For better and worse, class pride has always run a deep vein through British society, upstairs and down. Not so the United States, where the mere mention of social class often triggers strenuous manifestos about meritocracy and equal opportunity. Which may be why attempts to reproduce Michael Apted’s long-running Up anthology—inquiring into the persistence of social hierarchy in post-World War II Britain—have so far failed this side of the Atlantic. For those who think Downton Abbey is pretty much a documentary, the Up series is the perfect antidote.
Beginning in 1964 with 7 Up, directed for British television by Paul Almond with Apted initially on board as a researcher, the series tracked a cross-section of 14 children from England’s famously rigid class system, with Apted checking in every seven years thereafter to document what and how they were doing. I’m roughly the same age and grew up lower middle class in London, so I’ve followed the series obsessively from soup to nuts.
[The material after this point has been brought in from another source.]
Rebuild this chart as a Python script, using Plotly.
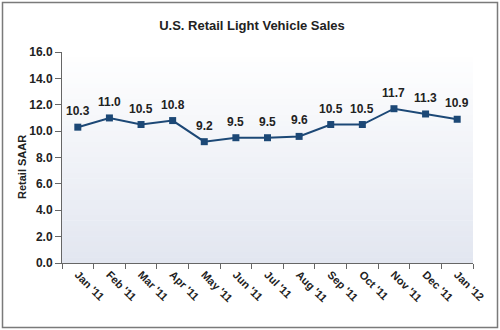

But you don’t have to have been as hooked as I on the anthology (now available as a boxed set) to find your way around the latest, 63 Up, which is studded with flashbacks to catch you up on how the group has fared since we first met them, mingling to frolic and brawl in a grim-looking adventure playground.
Inevitably a quiet tempo has settled on the hopes and dreams of these sexagenarians as they answer questions from Apted or go about their business with varying degrees of discomfort under cameras that have dogged them for decades. Some have retired; others contemplate their own mortality as they tell of parents passing away. One is seriously ill; another has died since 56 Up. Most seem content with what they have and express few regrets about what might have been. Luck, love, and loss, triumph and defeat, have beveled the edges of even the most pugnacious and intrepid.
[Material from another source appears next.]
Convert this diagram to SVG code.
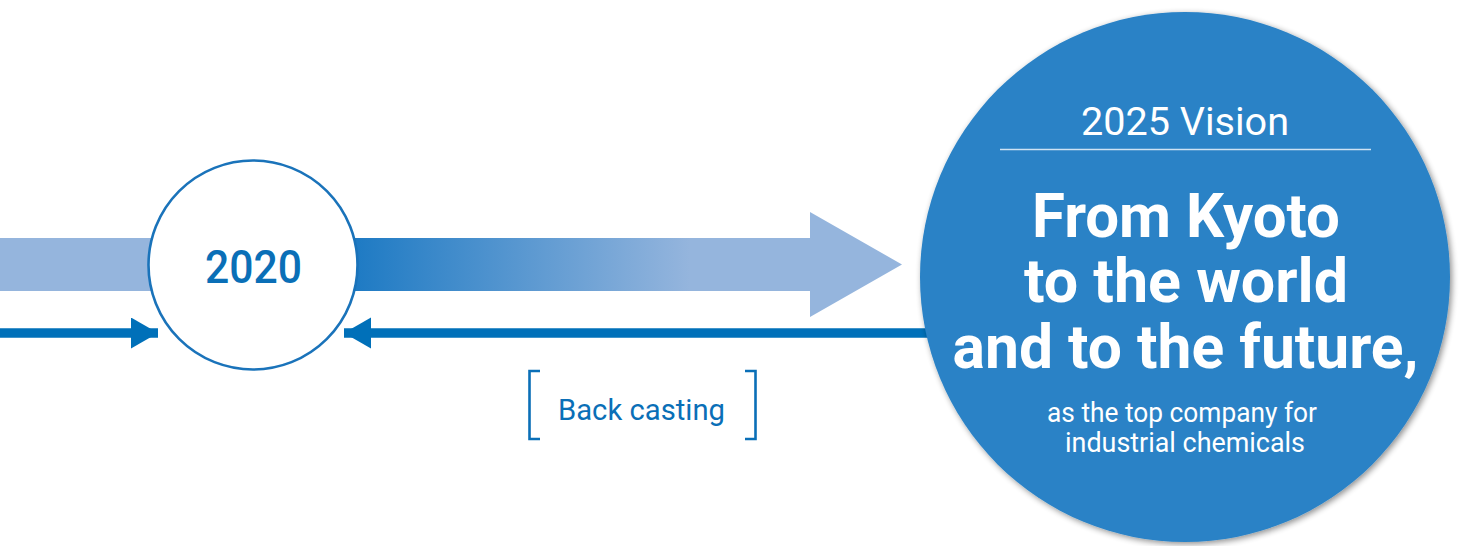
<svg xmlns="http://www.w3.org/2000/svg" width="1461" height="546" viewBox="0 0 1461 546">
  <defs>
    <style>
      .din { font-family: Roboto, "Liberation Sans", sans-serif; }
      .blue-text { fill: #0a6fb7; }
      .white-text { fill: #ffffff; }
      .flow { stroke: #0070b9; stroke-width: 9.5; fill: none; }
      .bracket { stroke: #0a6fb7; stroke-width: 2.6; fill: none; }
    </style>
    <linearGradient id="flowGrad" gradientUnits="userSpaceOnUse" x1="358" y1="0" x2="690" y2="0">
      <stop offset="0" stop-color="#1f7bc4"/>
      <stop offset="1" stop-color="#95b5dd"/>
    </linearGradient>
    <marker id="head" markerUnits="userSpaceOnUse" markerWidth="28" markerHeight="32" refX="27" refY="15.5" orient="auto">
      <path d="M0,0 L27,15.5 L0,31 Z" fill="#0070b9"/>
    </marker>
    <filter id="softShadow" x="-10%" y="-10%" width="120%" height="120%">
      <feGaussianBlur in="SourceAlpha" stdDeviation="3"/>
      <feOffset dx="2" dy="2" result="blur"/>
      <feComponentTransfer>
        <feFuncA type="linear" slope="0.45"/>
      </feComponentTransfer>
      <feMerge>
        <feMergeNode/>
        <feMergeNode in="SourceGraphic"/>
      </feMerge>
    </filter>
  </defs>

  <rect width="1461" height="546" fill="#ffffff"/>

  <!-- timeline band and connectors -->
  <g id="connectors">
    <rect x="0" y="238" width="160" height="53" fill="#95b5dd"/>
    <path d="M350,238 H810 V212 L902,264.5 L810,317 V291 H350 Z" fill="url(#flowGrad)"/>
    <line class="flow" x1="0" y1="333" x2="158" y2="333" marker-end="url(#head)"/>
    <line class="flow" x1="935" y1="333" x2="344" y2="333" marker-end="url(#head)"/>
  </g>

  <!-- 2020 milestone -->
  <g id="node-2020">
    <circle cx="253" cy="265" r="104.5" fill="#ffffff" stroke="#1a73ba" stroke-width="2.6"/>
    <text class="din blue-text" x="253.5" y="283" font-size="46" font-weight="500" text-anchor="middle" textLength="97" lengthAdjust="spacingAndGlyphs">2020</text>
  </g>

  <!-- back casting label -->
  <g id="label-backcasting">
    <path class="bracket" d="M540,371 H529.5 V439 H540"/>
    <path class="bracket" d="M745,371 H755.5 V439 H745"/>
    <text class="din blue-text" x="558" y="420" font-size="29" textLength="167" lengthAdjust="spacingAndGlyphs">Back casting</text>
  </g>

  <!-- 2025 vision -->
  <g id="node-2025">
    <circle cx="1185" cy="277" r="265" fill="#2a82c6" filter="url(#softShadow)"/>
    <text class="din white-text" x="1185" y="135" font-size="39" text-anchor="middle" textLength="208" lengthAdjust="spacingAndGlyphs">2025 Vision</text>
    <line x1="1000" y1="149.5" x2="1371" y2="149.5" stroke="#cfe2f3" stroke-width="1.3"/>
    <text class="din white-text" x="1186" y="237" font-size="61" font-weight="700" text-anchor="middle" textLength="308" lengthAdjust="spacingAndGlyphs">From Kyoto</text>
    <text class="din white-text" x="1186" y="302" font-size="61" font-weight="700" text-anchor="middle" textLength="324" lengthAdjust="spacingAndGlyphs">to the world</text>
    <text class="din white-text" x="1185.5" y="368" font-size="61" font-weight="700" text-anchor="middle" textLength="466" lengthAdjust="spacingAndGlyphs">and to the future,</text>
    <text class="din white-text" x="1182" y="422" font-size="27" text-anchor="middle" textLength="270" lengthAdjust="spacingAndGlyphs">as the top company for</text>
    <text class="din white-text" x="1185" y="452" font-size="27" text-anchor="middle" textLength="240" lengthAdjust="spacingAndGlyphs">industrial chemicals</text>
  </g>
</svg>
Through every installment, Apted has peppered (some say, resentfully, pestered) the group with questions about whether England’s class divisions have grown more permeable. For some the short answer has become versions of “for the love of mike, Michael, quit asking, we are so much more than our station in life.” Apted deserves credit for including their protests.
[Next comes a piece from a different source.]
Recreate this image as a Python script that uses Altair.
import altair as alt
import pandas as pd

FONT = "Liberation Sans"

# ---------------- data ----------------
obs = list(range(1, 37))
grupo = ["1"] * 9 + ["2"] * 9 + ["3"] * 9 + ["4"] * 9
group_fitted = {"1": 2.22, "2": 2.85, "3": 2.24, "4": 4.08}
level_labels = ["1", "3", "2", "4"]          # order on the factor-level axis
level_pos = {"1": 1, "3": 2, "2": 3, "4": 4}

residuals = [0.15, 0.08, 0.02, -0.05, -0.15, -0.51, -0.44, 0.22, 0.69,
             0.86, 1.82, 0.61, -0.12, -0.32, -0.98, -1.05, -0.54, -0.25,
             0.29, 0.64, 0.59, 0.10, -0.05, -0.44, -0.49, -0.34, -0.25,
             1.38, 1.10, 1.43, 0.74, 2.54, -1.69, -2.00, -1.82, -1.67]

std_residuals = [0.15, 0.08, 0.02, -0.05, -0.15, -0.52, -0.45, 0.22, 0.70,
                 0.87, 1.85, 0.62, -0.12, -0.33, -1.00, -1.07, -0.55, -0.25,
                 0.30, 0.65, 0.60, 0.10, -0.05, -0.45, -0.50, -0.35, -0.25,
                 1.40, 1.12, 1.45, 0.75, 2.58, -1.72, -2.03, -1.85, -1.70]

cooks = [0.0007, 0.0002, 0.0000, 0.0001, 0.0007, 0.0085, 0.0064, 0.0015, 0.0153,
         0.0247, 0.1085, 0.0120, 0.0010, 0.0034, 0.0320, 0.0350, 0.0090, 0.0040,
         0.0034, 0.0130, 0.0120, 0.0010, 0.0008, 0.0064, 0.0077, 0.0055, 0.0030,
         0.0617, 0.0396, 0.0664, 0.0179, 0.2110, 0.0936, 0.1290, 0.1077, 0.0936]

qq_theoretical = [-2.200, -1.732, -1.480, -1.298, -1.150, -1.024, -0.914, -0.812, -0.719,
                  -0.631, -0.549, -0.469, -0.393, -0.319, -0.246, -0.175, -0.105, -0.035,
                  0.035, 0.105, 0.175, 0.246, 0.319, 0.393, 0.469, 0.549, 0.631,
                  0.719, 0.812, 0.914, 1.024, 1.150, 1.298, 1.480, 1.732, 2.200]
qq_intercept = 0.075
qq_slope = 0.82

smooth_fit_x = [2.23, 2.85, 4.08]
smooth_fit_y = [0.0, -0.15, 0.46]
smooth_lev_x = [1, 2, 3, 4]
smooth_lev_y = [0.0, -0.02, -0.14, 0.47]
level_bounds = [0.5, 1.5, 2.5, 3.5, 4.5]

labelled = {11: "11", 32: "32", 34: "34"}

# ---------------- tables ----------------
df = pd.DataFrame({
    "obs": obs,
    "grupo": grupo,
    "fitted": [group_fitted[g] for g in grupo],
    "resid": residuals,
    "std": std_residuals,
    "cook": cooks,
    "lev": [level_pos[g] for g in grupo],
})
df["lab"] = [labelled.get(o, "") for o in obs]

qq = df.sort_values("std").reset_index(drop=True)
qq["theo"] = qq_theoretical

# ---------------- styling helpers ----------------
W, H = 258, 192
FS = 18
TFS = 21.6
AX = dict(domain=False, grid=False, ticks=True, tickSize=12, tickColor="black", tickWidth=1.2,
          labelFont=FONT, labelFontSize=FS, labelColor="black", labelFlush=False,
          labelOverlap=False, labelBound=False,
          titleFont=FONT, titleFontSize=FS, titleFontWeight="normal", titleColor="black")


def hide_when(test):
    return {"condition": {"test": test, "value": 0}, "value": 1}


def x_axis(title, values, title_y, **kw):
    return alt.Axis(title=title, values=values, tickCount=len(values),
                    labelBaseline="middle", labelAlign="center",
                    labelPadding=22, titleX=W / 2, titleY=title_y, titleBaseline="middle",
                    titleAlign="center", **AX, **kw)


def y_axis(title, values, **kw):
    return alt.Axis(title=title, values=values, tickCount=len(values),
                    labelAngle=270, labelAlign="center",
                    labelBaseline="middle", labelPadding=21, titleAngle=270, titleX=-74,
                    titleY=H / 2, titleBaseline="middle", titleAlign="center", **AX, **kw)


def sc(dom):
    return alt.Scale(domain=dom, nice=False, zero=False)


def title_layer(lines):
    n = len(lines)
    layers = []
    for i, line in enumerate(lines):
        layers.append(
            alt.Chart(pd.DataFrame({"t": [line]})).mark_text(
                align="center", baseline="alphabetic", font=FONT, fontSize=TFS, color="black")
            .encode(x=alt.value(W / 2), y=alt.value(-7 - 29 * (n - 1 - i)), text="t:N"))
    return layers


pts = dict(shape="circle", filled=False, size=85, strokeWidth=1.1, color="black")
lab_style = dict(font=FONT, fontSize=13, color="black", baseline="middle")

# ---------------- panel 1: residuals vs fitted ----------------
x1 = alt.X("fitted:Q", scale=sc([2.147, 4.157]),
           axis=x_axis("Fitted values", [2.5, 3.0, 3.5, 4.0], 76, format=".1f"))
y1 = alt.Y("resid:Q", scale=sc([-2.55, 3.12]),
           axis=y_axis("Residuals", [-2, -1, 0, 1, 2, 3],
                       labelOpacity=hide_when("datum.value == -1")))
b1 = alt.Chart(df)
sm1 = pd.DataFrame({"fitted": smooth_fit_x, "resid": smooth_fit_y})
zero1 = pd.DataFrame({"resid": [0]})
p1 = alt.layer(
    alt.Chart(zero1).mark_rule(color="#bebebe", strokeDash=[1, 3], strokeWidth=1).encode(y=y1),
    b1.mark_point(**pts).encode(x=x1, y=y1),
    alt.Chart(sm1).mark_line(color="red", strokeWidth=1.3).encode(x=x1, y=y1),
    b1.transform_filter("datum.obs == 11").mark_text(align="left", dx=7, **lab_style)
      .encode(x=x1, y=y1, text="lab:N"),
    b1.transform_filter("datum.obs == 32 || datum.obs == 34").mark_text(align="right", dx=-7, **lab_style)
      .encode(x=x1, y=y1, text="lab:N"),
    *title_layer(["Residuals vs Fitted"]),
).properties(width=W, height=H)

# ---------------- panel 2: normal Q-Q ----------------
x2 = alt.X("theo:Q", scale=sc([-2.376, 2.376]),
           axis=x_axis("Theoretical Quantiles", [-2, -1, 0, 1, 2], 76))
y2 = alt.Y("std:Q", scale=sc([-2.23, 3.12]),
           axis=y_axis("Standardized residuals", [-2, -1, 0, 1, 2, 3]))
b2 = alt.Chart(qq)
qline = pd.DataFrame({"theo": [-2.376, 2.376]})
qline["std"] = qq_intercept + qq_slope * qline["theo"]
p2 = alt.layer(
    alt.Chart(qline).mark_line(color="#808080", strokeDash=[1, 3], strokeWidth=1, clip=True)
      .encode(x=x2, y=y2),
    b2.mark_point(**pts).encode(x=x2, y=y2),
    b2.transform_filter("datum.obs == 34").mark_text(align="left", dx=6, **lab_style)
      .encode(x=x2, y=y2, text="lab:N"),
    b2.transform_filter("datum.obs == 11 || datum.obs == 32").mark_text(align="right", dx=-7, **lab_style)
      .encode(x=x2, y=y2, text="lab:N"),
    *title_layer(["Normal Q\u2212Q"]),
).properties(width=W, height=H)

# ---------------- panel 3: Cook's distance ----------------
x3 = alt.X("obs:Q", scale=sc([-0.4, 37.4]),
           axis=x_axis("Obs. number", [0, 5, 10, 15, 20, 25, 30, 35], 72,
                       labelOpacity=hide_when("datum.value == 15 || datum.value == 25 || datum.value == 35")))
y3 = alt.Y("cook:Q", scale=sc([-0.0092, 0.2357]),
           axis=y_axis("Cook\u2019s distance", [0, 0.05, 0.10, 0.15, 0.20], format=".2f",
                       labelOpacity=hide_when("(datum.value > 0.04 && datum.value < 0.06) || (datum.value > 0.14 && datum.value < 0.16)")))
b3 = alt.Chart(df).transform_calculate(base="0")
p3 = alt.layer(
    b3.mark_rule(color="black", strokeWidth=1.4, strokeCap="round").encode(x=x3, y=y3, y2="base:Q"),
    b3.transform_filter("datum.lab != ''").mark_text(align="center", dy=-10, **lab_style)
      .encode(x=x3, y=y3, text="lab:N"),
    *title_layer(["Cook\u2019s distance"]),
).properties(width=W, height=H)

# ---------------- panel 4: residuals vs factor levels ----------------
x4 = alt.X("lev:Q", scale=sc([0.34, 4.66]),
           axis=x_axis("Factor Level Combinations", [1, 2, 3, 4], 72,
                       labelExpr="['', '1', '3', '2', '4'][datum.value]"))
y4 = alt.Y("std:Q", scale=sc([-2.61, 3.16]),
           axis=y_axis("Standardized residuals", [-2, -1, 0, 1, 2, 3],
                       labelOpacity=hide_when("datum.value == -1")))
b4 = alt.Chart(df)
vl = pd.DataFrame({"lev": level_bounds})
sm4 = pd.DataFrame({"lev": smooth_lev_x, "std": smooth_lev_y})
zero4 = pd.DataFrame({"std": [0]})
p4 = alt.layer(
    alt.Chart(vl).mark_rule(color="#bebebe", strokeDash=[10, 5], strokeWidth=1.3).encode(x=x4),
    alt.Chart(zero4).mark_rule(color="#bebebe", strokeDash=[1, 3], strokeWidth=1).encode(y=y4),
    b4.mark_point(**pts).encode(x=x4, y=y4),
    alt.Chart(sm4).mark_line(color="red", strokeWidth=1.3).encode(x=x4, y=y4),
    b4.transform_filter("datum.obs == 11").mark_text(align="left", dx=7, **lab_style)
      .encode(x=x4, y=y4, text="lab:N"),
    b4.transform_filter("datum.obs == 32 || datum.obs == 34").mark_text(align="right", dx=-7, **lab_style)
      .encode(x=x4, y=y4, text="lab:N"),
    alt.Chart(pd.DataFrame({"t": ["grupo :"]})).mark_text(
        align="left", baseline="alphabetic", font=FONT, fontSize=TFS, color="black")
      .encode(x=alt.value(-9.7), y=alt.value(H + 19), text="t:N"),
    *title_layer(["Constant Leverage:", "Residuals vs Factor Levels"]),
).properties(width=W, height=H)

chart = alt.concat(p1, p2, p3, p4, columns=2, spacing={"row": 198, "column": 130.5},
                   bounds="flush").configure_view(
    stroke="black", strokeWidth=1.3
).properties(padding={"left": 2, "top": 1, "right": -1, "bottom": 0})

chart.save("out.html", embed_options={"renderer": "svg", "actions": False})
The long answer to his probing is: It’s complicated. Take Tony, the charming, infuriating Cockney child of London’s East End, and the only Upper who frankly enjoys the limelight. As a teenager Tony predicted some of his future with astonishing accuracy, becoming first a jockey and then (“If I’m not good enough”) a cab-driver. Both jobs came to pass, but what Tony couldn’t dream of was that he would one day buy a handsome holiday home in Spain for his growing family and plan to build a resort there. What followed had more to do with the global economy than with his business chops, but today Tony, a proud husband, father, and grandfather who moonlights as a cabbie in TV crime shows, has switched his working-class-Tory affiliation for fear of Brexit, and may cast in his lot with the Green Party.